For hundreds of thousands of children in African countries, the refugee camp is home. Many of these children have been the victims of violent conflicts resulting in their separation from parents, friends and family. They have lost the security they once had and for some, they have never known what it is to feel secure. Emergency education in refugee camps allows children to regain some sense of security and to feel that in some way, they have something worth living for. Emergency education contributes to the physical and emotional development of displaced children while giving them a sense of belongs to a community through social interaction.
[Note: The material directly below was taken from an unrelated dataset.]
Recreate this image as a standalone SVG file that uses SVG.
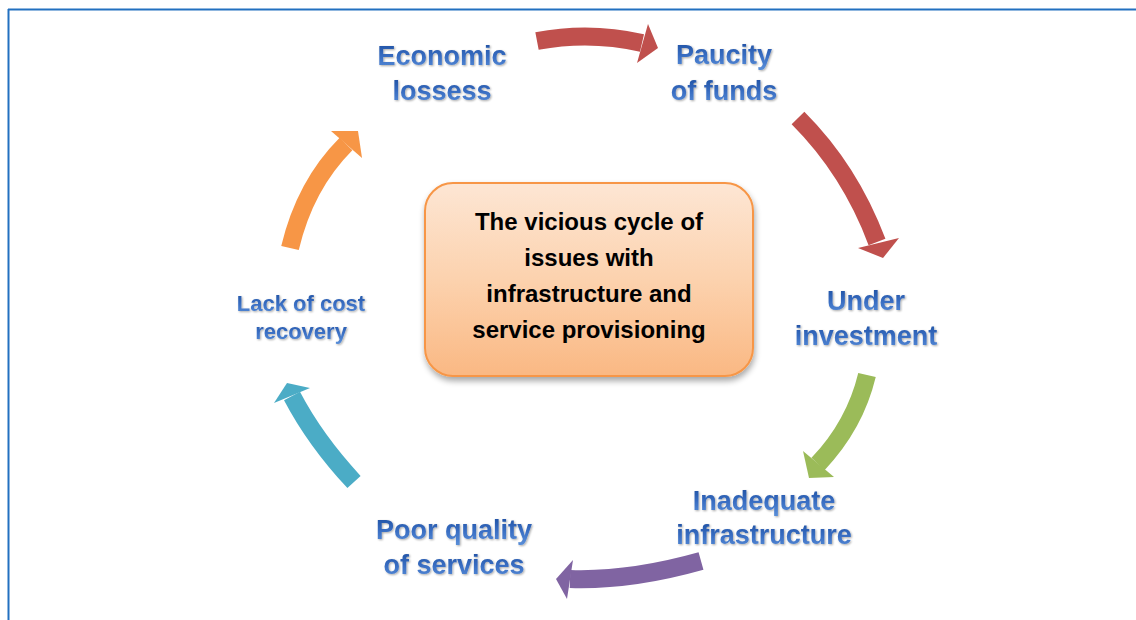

While millions of children are deprived of an education due to wars, the track record on emergency education for children in refugee camps has not been stellar. Often the main focus of humanitarians is to feed the children and provide health care, and the lack of education is not seen as life threatening. When the focus is on "saving the children", education is a luxury humanitarians feel they cannot afford. Precious resources must be spent on keeping refugee children alive, at least in name.

Emergency education is practiced in areas where children have no access to traditional education systems as a result of wars, civil wars, natural disasters and other such emergencies. The Human Rights Declaration has many declarations and conventions that address a child's right to education. The 1951 Convention Relating to the Status of Refugees, guarantees the right to elementary education. The main UN agencies charged with implementing these conventions are UNICEF, UNHCR and UNESCO. UNHCR ensures primary education for refugee children while the UNESCO emergency education program focuses on education that is beyond the short term. UNICEF focuses on responding quickly to emergency education situations.

In Mogadishu, Kenya, Djibouti, Yemen and Ethiopia, Rwandan, Somalia and Somaliland, emergency refugee programs are in place thanks to The Programme for Education in Emergencies and Reconstruction (PEER). Under the UNESCO umbrella, PEER has developed the Teacher Emergency Package (TEP) which contributes significantly to emergency education in these regions. The focus of TEP is on numeracy and literacy with the intention of creating a bridge between no schooling and the start of some form of schooling. On the other hand, emergency education practices provide the opportunity for displaced teachers to resume their teaching activity, albeit in a refugee camp.

Not all African refugee camps follow the TEP program. There is one report that Burundian refugee camps, instead of applying the transitional approach, went directly for the formal school education program. In other African refugee camps, there has been conflict between the agencies providing the education and the government of the host country. At one point, the Tanzanian government even banned any schooling in refugee camps which led agencies like the NGO, to create "activity centers" in Burundian refugee camps. These were essentially, schools under cover.

Emergency education in African Refugee camps is a challenging endeavour. The need for some semblance of order in chaotic times is undeniable. Refugees are traumatized, confused and in a state of deep despair as they try to make sense of the disasters that surround them. Humanitarian organizations play a central role during times like these by offering assistance to the cold, weary, hungry and panicked. Emergency education is one form of assistance that serves to bring a sense of normalcy, hope and familial bonds to the refugee camps.